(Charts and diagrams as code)
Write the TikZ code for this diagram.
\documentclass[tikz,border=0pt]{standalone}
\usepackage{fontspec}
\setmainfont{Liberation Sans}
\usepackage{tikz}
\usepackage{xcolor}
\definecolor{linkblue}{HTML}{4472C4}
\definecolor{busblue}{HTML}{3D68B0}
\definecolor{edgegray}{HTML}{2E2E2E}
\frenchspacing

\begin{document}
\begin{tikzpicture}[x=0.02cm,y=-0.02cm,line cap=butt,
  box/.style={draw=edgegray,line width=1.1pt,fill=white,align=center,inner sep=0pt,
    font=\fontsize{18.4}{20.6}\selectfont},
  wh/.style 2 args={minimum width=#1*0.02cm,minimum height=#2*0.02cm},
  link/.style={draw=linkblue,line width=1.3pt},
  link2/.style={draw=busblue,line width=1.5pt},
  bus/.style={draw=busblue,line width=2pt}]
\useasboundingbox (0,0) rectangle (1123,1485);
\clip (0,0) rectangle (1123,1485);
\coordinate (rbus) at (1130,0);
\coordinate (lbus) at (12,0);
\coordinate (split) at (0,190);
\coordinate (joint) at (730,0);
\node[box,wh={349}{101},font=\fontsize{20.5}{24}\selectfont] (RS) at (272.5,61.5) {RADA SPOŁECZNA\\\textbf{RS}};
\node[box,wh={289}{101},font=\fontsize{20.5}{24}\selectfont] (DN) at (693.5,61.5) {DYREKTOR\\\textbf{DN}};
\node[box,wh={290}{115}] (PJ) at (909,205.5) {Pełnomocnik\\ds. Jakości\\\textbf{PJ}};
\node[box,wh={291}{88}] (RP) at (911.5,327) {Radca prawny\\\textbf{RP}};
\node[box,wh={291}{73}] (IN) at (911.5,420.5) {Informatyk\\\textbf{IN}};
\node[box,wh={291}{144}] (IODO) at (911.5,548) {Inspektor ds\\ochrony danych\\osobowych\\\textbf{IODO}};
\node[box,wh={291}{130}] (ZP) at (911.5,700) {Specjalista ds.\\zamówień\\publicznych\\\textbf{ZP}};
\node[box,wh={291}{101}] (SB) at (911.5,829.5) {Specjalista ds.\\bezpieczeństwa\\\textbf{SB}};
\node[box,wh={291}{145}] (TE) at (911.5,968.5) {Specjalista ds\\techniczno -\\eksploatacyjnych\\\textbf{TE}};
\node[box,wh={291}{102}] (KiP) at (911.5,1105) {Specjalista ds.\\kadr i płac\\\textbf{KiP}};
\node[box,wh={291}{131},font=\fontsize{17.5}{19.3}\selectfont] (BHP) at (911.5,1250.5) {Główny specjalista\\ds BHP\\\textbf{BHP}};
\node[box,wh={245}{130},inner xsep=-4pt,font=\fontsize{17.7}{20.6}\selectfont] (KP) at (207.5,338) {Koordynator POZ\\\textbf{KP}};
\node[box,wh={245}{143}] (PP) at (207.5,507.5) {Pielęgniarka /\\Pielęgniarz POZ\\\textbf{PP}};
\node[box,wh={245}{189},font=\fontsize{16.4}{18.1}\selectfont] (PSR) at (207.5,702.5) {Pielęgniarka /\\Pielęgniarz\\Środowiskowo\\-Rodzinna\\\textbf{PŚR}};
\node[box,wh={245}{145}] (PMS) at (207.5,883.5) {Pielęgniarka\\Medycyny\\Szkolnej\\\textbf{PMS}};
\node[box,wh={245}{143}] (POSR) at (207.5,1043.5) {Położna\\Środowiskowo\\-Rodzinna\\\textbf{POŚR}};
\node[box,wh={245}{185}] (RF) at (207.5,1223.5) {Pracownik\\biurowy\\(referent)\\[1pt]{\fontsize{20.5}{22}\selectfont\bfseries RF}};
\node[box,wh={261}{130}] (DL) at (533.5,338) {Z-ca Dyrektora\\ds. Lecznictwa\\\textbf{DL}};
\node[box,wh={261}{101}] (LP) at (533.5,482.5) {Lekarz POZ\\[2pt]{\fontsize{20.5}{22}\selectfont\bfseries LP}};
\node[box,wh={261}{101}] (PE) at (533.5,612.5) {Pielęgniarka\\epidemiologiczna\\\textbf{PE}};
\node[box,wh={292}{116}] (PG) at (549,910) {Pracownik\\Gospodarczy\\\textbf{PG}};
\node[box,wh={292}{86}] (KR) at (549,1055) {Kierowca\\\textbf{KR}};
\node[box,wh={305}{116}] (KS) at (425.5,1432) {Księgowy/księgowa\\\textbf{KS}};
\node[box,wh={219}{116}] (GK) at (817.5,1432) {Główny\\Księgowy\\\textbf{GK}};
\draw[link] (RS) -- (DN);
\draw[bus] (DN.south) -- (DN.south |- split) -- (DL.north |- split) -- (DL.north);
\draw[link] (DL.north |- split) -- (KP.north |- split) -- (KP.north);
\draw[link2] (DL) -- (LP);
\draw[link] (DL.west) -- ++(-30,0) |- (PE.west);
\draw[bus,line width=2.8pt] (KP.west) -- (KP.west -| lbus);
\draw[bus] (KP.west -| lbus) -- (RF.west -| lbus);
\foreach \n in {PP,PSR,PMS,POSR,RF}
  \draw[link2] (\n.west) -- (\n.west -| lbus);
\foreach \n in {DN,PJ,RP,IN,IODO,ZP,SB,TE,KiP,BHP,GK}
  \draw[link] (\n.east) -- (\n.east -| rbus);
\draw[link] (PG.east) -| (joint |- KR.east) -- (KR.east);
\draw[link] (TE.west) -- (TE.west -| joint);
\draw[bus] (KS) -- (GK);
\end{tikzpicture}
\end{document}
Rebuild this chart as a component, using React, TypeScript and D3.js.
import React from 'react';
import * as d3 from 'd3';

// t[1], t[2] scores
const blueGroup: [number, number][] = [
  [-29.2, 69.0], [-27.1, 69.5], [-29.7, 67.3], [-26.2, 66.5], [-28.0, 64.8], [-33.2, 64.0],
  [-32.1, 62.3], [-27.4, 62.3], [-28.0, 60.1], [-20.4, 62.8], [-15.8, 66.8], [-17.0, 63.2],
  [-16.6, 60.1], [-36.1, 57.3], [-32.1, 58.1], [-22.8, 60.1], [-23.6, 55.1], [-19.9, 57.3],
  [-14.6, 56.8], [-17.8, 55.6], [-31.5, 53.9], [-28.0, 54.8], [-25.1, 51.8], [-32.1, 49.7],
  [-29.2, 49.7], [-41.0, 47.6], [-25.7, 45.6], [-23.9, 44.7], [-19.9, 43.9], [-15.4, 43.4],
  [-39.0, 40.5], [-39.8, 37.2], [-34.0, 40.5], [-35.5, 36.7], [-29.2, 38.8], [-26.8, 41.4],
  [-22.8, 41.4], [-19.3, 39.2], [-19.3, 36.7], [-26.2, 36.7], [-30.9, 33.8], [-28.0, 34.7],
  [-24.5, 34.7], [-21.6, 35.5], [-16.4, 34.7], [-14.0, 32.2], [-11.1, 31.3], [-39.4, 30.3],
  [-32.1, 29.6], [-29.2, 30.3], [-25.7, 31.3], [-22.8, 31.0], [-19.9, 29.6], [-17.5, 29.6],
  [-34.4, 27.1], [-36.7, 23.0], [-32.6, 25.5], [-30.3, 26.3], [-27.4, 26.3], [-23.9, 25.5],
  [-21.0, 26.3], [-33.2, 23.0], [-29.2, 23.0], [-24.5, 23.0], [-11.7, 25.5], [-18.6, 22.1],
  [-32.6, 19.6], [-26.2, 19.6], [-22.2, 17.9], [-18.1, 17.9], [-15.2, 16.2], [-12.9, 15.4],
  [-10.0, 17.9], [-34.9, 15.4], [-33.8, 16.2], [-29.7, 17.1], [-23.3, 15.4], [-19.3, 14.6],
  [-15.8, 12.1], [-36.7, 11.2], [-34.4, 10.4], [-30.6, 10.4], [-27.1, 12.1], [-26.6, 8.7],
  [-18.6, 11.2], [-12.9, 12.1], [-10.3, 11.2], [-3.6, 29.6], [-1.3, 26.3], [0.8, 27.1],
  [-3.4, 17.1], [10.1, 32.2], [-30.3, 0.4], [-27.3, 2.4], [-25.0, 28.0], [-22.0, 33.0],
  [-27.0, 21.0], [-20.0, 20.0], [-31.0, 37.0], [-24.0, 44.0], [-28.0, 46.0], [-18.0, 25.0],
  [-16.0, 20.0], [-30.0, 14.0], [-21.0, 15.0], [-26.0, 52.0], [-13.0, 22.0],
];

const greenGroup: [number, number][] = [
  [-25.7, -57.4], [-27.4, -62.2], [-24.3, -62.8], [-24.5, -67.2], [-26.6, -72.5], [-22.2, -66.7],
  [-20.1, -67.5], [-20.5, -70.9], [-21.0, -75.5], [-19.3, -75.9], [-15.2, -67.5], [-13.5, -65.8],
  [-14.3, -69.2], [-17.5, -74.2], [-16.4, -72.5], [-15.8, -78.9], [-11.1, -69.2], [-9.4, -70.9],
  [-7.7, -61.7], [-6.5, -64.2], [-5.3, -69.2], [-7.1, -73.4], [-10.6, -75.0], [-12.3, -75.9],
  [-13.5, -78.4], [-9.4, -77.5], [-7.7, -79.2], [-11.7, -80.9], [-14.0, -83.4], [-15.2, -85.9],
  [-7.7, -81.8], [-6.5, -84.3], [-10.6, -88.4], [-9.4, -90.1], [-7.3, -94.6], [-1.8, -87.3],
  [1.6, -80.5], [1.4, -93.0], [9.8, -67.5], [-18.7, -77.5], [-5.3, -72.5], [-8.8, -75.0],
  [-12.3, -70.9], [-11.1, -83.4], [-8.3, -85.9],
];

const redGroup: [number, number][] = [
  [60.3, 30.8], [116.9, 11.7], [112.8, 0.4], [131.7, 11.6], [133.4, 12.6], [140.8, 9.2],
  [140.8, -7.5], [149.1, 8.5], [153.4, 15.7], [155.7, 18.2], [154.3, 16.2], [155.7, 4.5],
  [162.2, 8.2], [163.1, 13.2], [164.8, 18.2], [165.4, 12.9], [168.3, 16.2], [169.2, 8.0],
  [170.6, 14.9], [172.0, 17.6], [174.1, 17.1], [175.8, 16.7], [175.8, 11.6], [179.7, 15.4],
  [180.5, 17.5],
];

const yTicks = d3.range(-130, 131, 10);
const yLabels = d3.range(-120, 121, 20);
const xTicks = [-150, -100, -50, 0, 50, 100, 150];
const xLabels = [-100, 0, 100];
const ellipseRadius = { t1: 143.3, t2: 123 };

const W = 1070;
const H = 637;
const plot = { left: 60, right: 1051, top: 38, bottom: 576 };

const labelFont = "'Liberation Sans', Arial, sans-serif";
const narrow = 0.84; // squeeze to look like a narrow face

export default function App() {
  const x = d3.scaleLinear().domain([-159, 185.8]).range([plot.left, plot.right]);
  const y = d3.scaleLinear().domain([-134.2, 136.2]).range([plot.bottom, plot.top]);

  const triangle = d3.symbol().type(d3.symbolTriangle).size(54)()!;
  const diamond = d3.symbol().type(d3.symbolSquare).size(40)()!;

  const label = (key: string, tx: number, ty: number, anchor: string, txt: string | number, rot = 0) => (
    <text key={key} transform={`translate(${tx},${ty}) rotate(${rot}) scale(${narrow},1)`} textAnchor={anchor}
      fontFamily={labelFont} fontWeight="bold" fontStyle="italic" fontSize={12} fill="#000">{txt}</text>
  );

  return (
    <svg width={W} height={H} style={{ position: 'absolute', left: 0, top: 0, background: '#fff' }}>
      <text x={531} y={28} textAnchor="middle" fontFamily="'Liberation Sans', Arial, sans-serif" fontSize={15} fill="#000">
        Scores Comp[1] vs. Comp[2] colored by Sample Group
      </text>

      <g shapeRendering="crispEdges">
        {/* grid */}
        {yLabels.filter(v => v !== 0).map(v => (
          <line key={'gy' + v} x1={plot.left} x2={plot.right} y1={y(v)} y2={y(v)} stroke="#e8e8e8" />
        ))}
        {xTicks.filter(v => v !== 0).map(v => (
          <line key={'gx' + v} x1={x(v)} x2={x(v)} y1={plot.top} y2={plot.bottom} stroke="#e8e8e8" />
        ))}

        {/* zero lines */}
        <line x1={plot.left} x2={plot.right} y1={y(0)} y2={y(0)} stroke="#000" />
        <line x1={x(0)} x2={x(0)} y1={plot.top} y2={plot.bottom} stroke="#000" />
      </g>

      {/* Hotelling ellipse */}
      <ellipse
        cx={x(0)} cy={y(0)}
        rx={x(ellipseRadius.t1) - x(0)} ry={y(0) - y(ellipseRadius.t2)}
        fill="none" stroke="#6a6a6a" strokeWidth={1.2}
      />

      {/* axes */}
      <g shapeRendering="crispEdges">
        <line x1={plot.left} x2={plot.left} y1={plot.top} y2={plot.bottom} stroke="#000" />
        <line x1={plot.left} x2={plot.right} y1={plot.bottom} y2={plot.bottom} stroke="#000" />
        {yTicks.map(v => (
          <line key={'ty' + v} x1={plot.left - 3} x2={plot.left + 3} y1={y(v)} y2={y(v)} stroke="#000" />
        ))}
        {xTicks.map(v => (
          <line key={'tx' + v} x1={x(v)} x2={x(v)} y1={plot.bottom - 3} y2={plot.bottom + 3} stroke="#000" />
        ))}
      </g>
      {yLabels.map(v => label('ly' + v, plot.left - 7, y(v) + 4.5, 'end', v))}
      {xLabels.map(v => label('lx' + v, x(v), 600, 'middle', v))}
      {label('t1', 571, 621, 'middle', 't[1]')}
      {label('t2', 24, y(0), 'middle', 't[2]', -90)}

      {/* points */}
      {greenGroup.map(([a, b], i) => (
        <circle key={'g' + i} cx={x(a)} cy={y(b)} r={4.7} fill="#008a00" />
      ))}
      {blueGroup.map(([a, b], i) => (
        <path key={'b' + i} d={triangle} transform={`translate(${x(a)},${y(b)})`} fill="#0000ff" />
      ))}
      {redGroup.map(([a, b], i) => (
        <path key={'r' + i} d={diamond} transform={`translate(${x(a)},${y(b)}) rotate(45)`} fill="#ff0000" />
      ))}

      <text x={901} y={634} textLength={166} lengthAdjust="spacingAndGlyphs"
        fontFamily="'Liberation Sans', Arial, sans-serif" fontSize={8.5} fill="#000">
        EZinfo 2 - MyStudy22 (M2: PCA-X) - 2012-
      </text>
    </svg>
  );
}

Directive:
Check each line of the entries for the string "this". Copy the lines that have it.

Written reply:
Write the TikZ code for this diagram.
Rebuild this chart as a component, using React, TypeScript and D3.js.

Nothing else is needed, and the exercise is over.